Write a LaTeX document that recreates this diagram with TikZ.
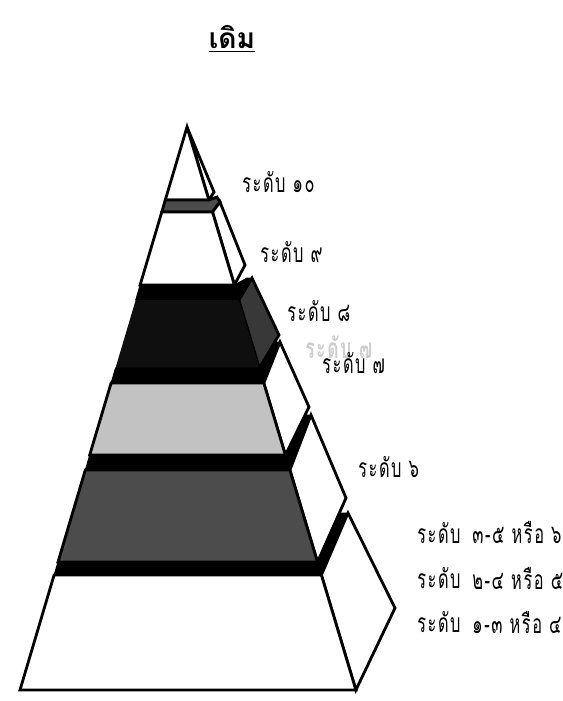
\documentclass[tikz,border=0pt]{standalone}
\usepackage{fontspec}
\newfontfamily\thaifont[Script=Thai]{Loma}
\newfontfamily\lvlfont[Script=Thai, FakeStretch=0.62, LetterSpace=6]{Loma}
\definecolor{lightstep}{gray}{0.76}
\definecolor{darkstep}{gray}{0.30}
\definecolor{blackstep}{gray}{0.06}
\definecolor{sidegray}{gray}{0.22}
\definecolor{ghostgray}{gray}{0.80}

\begin{document}
\begin{tikzpicture}[x=0.02cm, y=-0.02cm,
    face/.style={draw=black, line width=1.6pt},
    band/.style={fill=black, draw=black, line width=0.5pt},
    lvl/.style={anchor=west, inner sep=0pt, font=\lvlfont\fontsize{15}{17}\selectfont}]
  \useasboundingbox (0,0) rectangle (563,701);
  % title
  \node[font=\thaifont\bfseries\fontsize{16}{18}\selectfont] (title) at (232,39) {\underline{เดิม}};
  % level 10: apex
  \filldraw[face, fill=white] (187,127) -- (214,192) -- (208.9,200) -- cycle;
  \filldraw[face, fill=white] (187,127) -- (165.3,200) -- (208.9,200) -- cycle;
  \filldraw[face, fill=darkstep] (165.3,200) -- (208.9,200) -- (217,197) -- (220,202) -- (212.5,212) -- (161.8,212) -- cycle;
  % level 9
  \filldraw[face, fill=white] (212.5,212) -- (220,202) -- (245,265) -- (234.4,285) -- cycle;
  \filldraw[face, fill=white] (161.8,212) -- (212.5,212) -- (234.4,285) -- (140.1,285) -- cycle;
  % level 8
  \filldraw[face, fill=sidegray] (238.9,300) -- (252,278) -- (279,335) -- (259.3,368) -- cycle;
  \fill[band] (234.4,285) -- (247,278) -- (252,278) -- (238.9,300) -- cycle;
  \fill[band] (140.1,285) -- (234.4,285) -- (238.9,300) -- (135.7,300) -- cycle;
  \fill[blackstep] (135.7,300) -- (238.9,300) -- (259.3,368) -- (115.5,368) -- cycle;
  % level 7
  \filldraw[face, fill=white] (263.8,383) -- (280,342) -- (309,407) -- (285.4,455) -- cycle;
  \fill[band] (259.3,368) -- (275,342) -- (280,342) -- (263.8,383) -- cycle;
  \fill[band] (115.5,368) -- (259.3,368) -- (263.8,383) -- (111.1,383) -- cycle;
  \filldraw[face, fill=lightstep] (111.1,383) -- (263.8,383) -- (285.4,455) -- (89.7,455) -- cycle;
  % level 6
  \filldraw[face, fill=white] (289.9,470) -- (311,415) -- (346,498) -- (317.5,562) -- cycle;
  \fill[band] (285.4,455) -- (305,415) -- (311,415) -- (289.9,470) -- cycle;
  \fill[band] (89.7,455) -- (285.4,455) -- (289.9,470) -- (85.3,470) -- cycle;
  \filldraw[face, fill=darkstep] (85.3,470) -- (289.9,470) -- (317.5,562) -- (58,562) -- cycle;
  % levels 1-5
  \filldraw[face, fill=white] (321.4,575) -- (348,513) -- (395,608) -- (355.9,690) -- cycle;
  \fill[band] (317.5,562) -- (340,513) -- (348,513) -- (321.4,575) -- cycle;
  \fill[band] (58,562) -- (317.5,562) -- (321.4,575) -- (54.1,575) -- cycle;
  \filldraw[face, fill=white] (54.1,575) -- (321.4,575) -- (355.9,690) -- (20,690) -- cycle;
  % labels
  \node[lvl] (lten) at (242,182) {ระดับ ๑๐};
  \node[lvl] (lnine) at (260,252) {ระดับ ๙};
  \node[lvl] (leight) at (287,311) {ระดับ ๘};
  \node[lvl, text=ghostgray, font=\lvlfont\bfseries\fontsize{16}{18}\selectfont] (lghost) at (305,347) {ระดับ ๗};
  \node[lvl] (lseven) at (322,363) {ระดับ ๗};
  \node[lvl] (lsix) at (358,467) {ระดับ ๖};
  \node[lvl] (lrowa) at (417,533) {ระดับ};
  \node[lvl] (lrowb) at (417,578) {ระดับ};
  \node[lvl] (lrowc) at (417,622) {ระดับ};
  \node[lvl] (lrangea) at (472,533) {๓-๕ หรือ ๖};
  \node[lvl] (lrangeb) at (472,578) {๒-๔ หรือ ๕};
  \node[lvl] (lrangec) at (472,622) {๑-๓ หรือ ๔};
\end{tikzpicture}
\end{document}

:::

=== Exercise details ===
Repeat the material above in full and exactly, apart from the pictures.

=== Written solution ===
Write a LaTeX document that recreates this diagram with TikZ.
\documentclass[tikz,border=0pt]{standalone}
\usepackage{fontspec}
\newfontfamily\thaifont[Script=Thai]{Loma}
\newfontfamily\lvlfont[Script=Thai, FakeStretch=0.62, LetterSpace=6]{Loma}
\definecolor{lightstep}{gray}{0.76}
\definecolor{darkstep}{gray}{0.30}
\definecolor{blackstep}{gray}{0.06}
\definecolor{sidegray}{gray}{0.22}
\definecolor{ghostgray}{gray}{0.80}

\begin{document}
\begin{tikzpicture}[x=0.02cm, y=-0.02cm,
    face/.style={draw=black, line width=1.6pt},
    band/.style={fill=black, draw=black, line width=0.5pt},
    lvl/.style={anchor=west, inner sep=0pt, font=\lvlfont\fontsize{15}{17}\selectfont}]
  \useasboundingbox (0,0) rectangle (563,701);
  % title
  \node[font=\thaifont\bfseries\fontsize{16}{18}\selectfont] (title) at (232,39) {\underline{เดิม}};
  % level 10: apex
  \filldraw[face, fill=white] (187,127) -- (214,192) -- (208.9,200) -- cycle;
  \filldraw[face, fill=white] (187,127) -- (165.3,200) -- (208.9,200) -- cycle;
  \filldraw[face, fill=darkstep] (165.3,200) -- (208.9,200) -- (217,197) -- (220,202) -- (212.5,212) -- (161.8,212) -- cycle;
  % level 9
  \filldraw[face, fill=white] (212.5,212) -- (220,202) -- (245,265) -- (234.4,285) -- cycle;
  \filldraw[face, fill=white] (161.8,212) -- (212.5,212) -- (234.4,285) -- (140.1,285) -- cycle;
  % level 8
  \filldraw[face, fill=sidegray] (238.9,300) -- (252,278) -- (279,335) -- (259.3,368) -- cycle;
  \fill[band] (234.4,285) -- (247,278) -- (252,278) -- (238.9,300) -- cycle;
  \fill[band] (140.1,285) -- (234.4,285) -- (238.9,300) -- (135.7,300) -- cycle;
  \fill[blackstep] (135.7,300) -- (238.9,300) -- (259.3,368) -- (115.5,368) -- cycle;
  % level 7
  \filldraw[face, fill=white] (263.8,383) -- (280,342) -- (309,407) -- (285.4,455) -- cycle;
  \fill[band] (259.3,368) -- (275,342) -- (280,342) -- (263.8,383) -- cycle;
  \fill[band] (115.5,368) -- (259.3,368) -- (263.8,383) -- (111.1,383) -- cycle;
  \filldraw[face, fill=lightstep] (111.1,383) -- (263.8,383) -- (285.4,455) -- (89.7,455) -- cycle;
  % level 6
  \filldraw[face, fill=white] (289.9,470) -- (311,415) -- (346,498) -- (317.5,562) -- cycle;
  \fill[band] (285.4,455) -- (305,415) -- (311,415) -- (289.9,470) -- cycle;
  \fill[band] (89.7,455) -- (285.4,455) -- (289.9,470) -- (85.3,470) -- cycle;
  \filldraw[face, fill=darkstep] (85.3,470) -- (289.9,470) -- (317.5,562) -- (58,562) -- cycle;
  % levels 1-5
  \filldraw[face, fill=white] (321.4,575) -- (348,513) -- (395,608) -- (355.9,690) -- cycle;
  \fill[band] (317.5,562) -- (340,513) -- (348,513) -- (321.4,575) -- cycle;
  \fill[band] (58,562) -- (317.5,562) -- (321.4,575) -- (54.1,575) -- cycle;
  \filldraw[face, fill=white] (54.1,575) -- (321.4,575) -- (355.9,690) -- (20,690) -- cycle;
  % labels
  \node[lvl] (lten) at (242,182) {ระดับ ๑๐};
  \node[lvl] (lnine) at (260,252) {ระดับ ๙};
  \node[lvl] (leight) at (287,311) {ระดับ ๘};
  \node[lvl, text=ghostgray, font=\lvlfont\bfseries\fontsize{16}{18}\selectfont] (lghost) at (305,347) {ระดับ ๗};
  \node[lvl] (lseven) at (322,363) {ระดับ ๗};
  \node[lvl] (lsix) at (358,467) {ระดับ ๖};
  \node[lvl] (lrowa) at (417,533) {ระดับ};
  \node[lvl] (lrowb) at (417,578) {ระดับ};
  \node[lvl] (lrowc) at (417,622) {ระดับ};
  \node[lvl] (lrangea) at (472,533) {๓-๕ หรือ ๖};
  \node[lvl] (lrangeb) at (472,578) {๒-๔ หรือ ๕};
  \node[lvl] (lrangec) at (472,622) {๑-๓ หรือ ๔};
\end{tikzpicture}
\end{document}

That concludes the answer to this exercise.